I always think of window functions as “T-SQL 2.0” – once you think you’ve mastered the regular DML code, there’s a whole new world of window functions to discover.
Very nice Daniel!
It reminds me of the times before SQL Server had JSON support and I tried to write my own JSON-parser in T-SQL with a similar use of window functions. It was neither pretty nor fast :D.
Speaking of JSON, I’ve solved this issue by escaping (with ‘\’) instead of quoted names. I transform the string into a JSON array and then use OPENJSON(), instead of using STRING_SPLIT(). I do this to be able to return guaranteed correct order of the elements. The function also allows for multiple characters as separator.

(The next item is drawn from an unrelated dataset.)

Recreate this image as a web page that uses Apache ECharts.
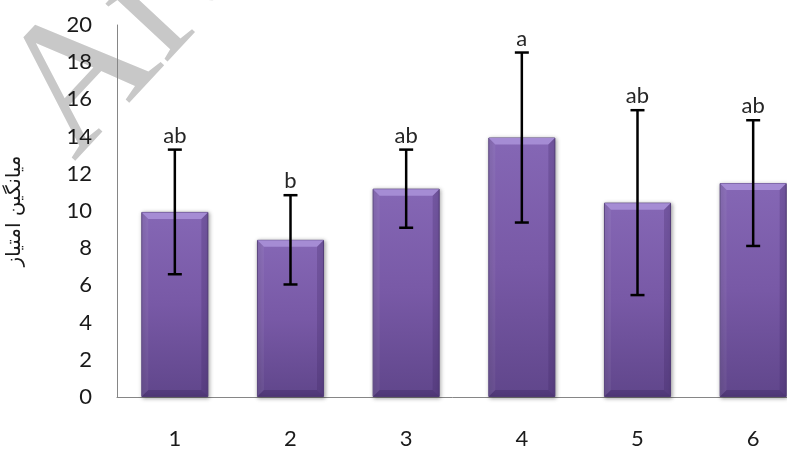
<!DOCTYPE html>
<html>
<head>
<meta charset="utf-8">
<script src="https://cdn.jsdelivr.net/npm/echarts@6/dist/echarts.min.js"></script>
<style>
html,body{margin:0;padding:0;background:#fff;overflow:hidden;}
#chart{width:787px;height:450px;}
</style>
</head>
<body>
<div id="chart"></div>
<script>
var categories = ['1', '2', '3', '4', '5', '6'];
var means = [9.95, 8.45, 11.2, 13.95, 10.45, 11.5];
var errors = [3.35, 2.4, 2.1, 4.57, 4.97, 3.38];
var letters = ['ab', 'b', 'ab', 'a', 'ab', 'ab'];
var yTicks = [0, 2, 4, 6, 8, 10, 12, 14, 16, 18, 20];
var yTitle = 'میانگین امتیاز';
var watermark = 'Archive of SID';

var chart = echarts.init(document.getElementById('chart'));

var barData = means.map(function (m, i) { return [i, m]; });
var errData = means.map(function (m, i) { return [i, m - errors[i], m + errors[i], m]; });

var option = {
  animation: false,
  backgroundColor: '#ffffff',
  graphic: [{
    type: 'text',
    x: 106, y: 192,
    rotation: 47 * Math.PI / 180,
    z: -1,
    silent: true,
    style: {
      text: watermark,
      font: '185px "Liberation Serif"',
      fill: '#c8c8c8',
      textAlign: 'left',
      textVerticalAlign: 'bottom'
    }
  }],
  grid: { left: 117, top: 25, width: 694, bottom: 53, containLabel: false, outerBoundsMode: 'none' },
  xAxis: {
    type: 'category',
    data: categories,
    axisLine: { lineStyle: { color: '#868686', width: 1 } },
    axisTick: { show: false },
    axisLabel: { color: '#1a1a1a', fontFamily: 'Lato', fontSize: 22, margin: 31 }
  },
  yAxis: {
    type: 'value',
    min: yTicks[0], max: yTicks[yTicks.length - 1], interval: 2,
    name: yTitle,
    nameLocation: 'middle',
    nameRotate: 90,
    nameGap: 92,
    nameTextStyle: { color: '#1a1a1a', fontFamily: 'DejaVu Sans', fontSize: 20 },
    axisLine: { show: true, lineStyle: { color: '#868686', width: 1 } },
    axisTick: { show: false },
    splitLine: { show: false },
    axisLabel: { color: '#1a1a1a', fontFamily: 'Lato', fontSize: 22, margin: 25 }
  },
  series: [{
    type: 'bar',
    data: barData,
    barWidth: '58%',
    z: 2,
    itemStyle: {
      color: new echarts.graphic.LinearGradient(0, 0, 0, 1, [
        { offset: 0, color: '#8567b5' },
        { offset: 0.5, color: '#7859a6' },
        { offset: 1, color: '#60468b' }
      ]),
      borderColor: '#56407c',
      borderWidth: 1,
      shadowBlur: 4,
      shadowColor: 'rgba(0,0,0,0.35)',
      shadowOffsetX: 1,
      shadowOffsetY: 1
    }
  }, {
    type: 'custom',
    z: 3,
    data: barData,
    renderItem: function (params, api) {
      var top = api.coord([api.value(0), api.value(1)]);
      var base = api.coord([api.value(0), 0]);
      var w = api.size([1, 0])[0] * 0.58;
      var x0 = top[0] - w / 2, x1 = top[0] + w / 2, y0 = top[1], b = 7;
      return {
        type: 'group',
        children: [{
          type: 'polygon',
          shape: { points: [[x0 + 0.5, y0 + 0.5], [x1 - 0.5, y0 + 0.5], [x1 - b, y0 + b], [x0 + b, y0 + b]] },
          style: { fill: '#a58cd4' }
        }, {
          type: 'polygon',
          shape: { points: [[x1 - 0.5, y0 + 0.5], [x1 - 0.5, base[1] - 0.5], [x1 - b, base[1] - b], [x1 - b, y0 + b]] },
          style: { fill: 'rgba(60,35,95,0.25)' }
        }, {
          type: 'polygon',
          shape: { points: [[x0 + 0.5, y0 + 0.5], [x0 + b, y0 + b], [x0 + b, base[1] - b], [x0 + 0.5, base[1] - 0.5]] },
          style: { fill: 'rgba(255,255,255,0.06)' }
        }, {
          type: 'polygon',
          shape: { points: [[x0 + 0.5, base[1] - 0.5], [x0 + b, base[1] - b], [x1 - b, base[1] - b], [x1 - 0.5, base[1] - 0.5]] },
          style: { fill: 'rgba(40,20,70,0.25)' }
        }]
      };
    }
  }, {
    type: 'custom',
    z: 5,
    data: errData,
    renderItem: function (params, api) {
      var i = api.value(0);
      var lo = api.coord([i, api.value(1)]);
      var hi = api.coord([i, api.value(2)]);
      var cap = 7;
      var st = { stroke: '#000', lineWidth: 2.5 };
      return {
        type: 'group',
        children: [
          { type: 'line', shape: { x1: lo[0], y1: lo[1], x2: hi[0], y2: hi[1] }, style: st },
          { type: 'line', shape: { x1: lo[0] - cap, y1: lo[1], x2: lo[0] + cap, y2: lo[1] }, style: st },
          { type: 'line', shape: { x1: hi[0] - cap, y1: hi[1], x2: hi[0] + cap, y2: hi[1] }, style: st },
          { type: 'text', x: hi[0], y: hi[1] - 3,
            style: { text: letters[params.dataIndex], font: '22px Lato', fill: '#262626', textAlign: 'center', textVerticalAlign: 'bottom' } }
        ]
      };
    }
  }]
};
chart.setOption(option);
</script>
</body>
</html>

create or alter function dbo.split_string (
@string nvarchar(max),
@separator nvarchar(128)
)
returns table
as return (
select idx = cast(j.[key] as bigint) + 1
,[value] = replace(j.[value], nchar(17), @separator)
from openjson(
N'[“‘ +
replace(
replace(
string_escape(@string, ‘json’),
string_escape(N’\’ + @separator, ‘json’),
string_escape(nchar(17), ‘json’)
),
string_escape(@separator, ‘json’),
N'”,”‘
) +
N'”]’
) j
);
You would use it like this:
declare @string nvarchar(max) = N’Canada, Cape Verde, ‘ +
‘Central African Republic, Chad, Chile, China, Colombia, Comoros, ‘ +
‘Congo\, Democratic Republic of the, Congo\, Republic of the’;
select idx, [value] from dbo.split_string(@string, N’,’);
I have no idea of how performant this is compared to STRING_SPLIT(), but it’s fast enough for my purposes 🙂
Woah, the what-now? I had no idea about STRING_ESCAPE() – I will definitely look closer at this function!
Cool! 🙂
I just added an easier-to-read version of the function here: https://github.com/stonebr00k/t_sql_utils/blob/main/_/dbo/function/table_valued/split_string.sql
This is a good article and thanks for posting it, Daniel. I just want to remind you and everyone else of what the documentation clearly states.
From https://docs.microsoft.com/en-us/sql/t-sql/functions/string-split-transact-sql in the REMARKS section…
“The output rows might be in any order. The order is not guaranteed to match the order of the substrings in the input string.”
That’s why so many of us railed against the function when it first came out. Without an “ordinal position” to sort the return on, there is no guarantee that any generated ROW_NUMBER() OVER (ORDER BY (SELECT NULL)) will produce the correct order.
Yes, they finally fixed that but only in some of the Azure products and they’re closed the “feedback” item as done without implementing it in SQL Server (the non-Azure product).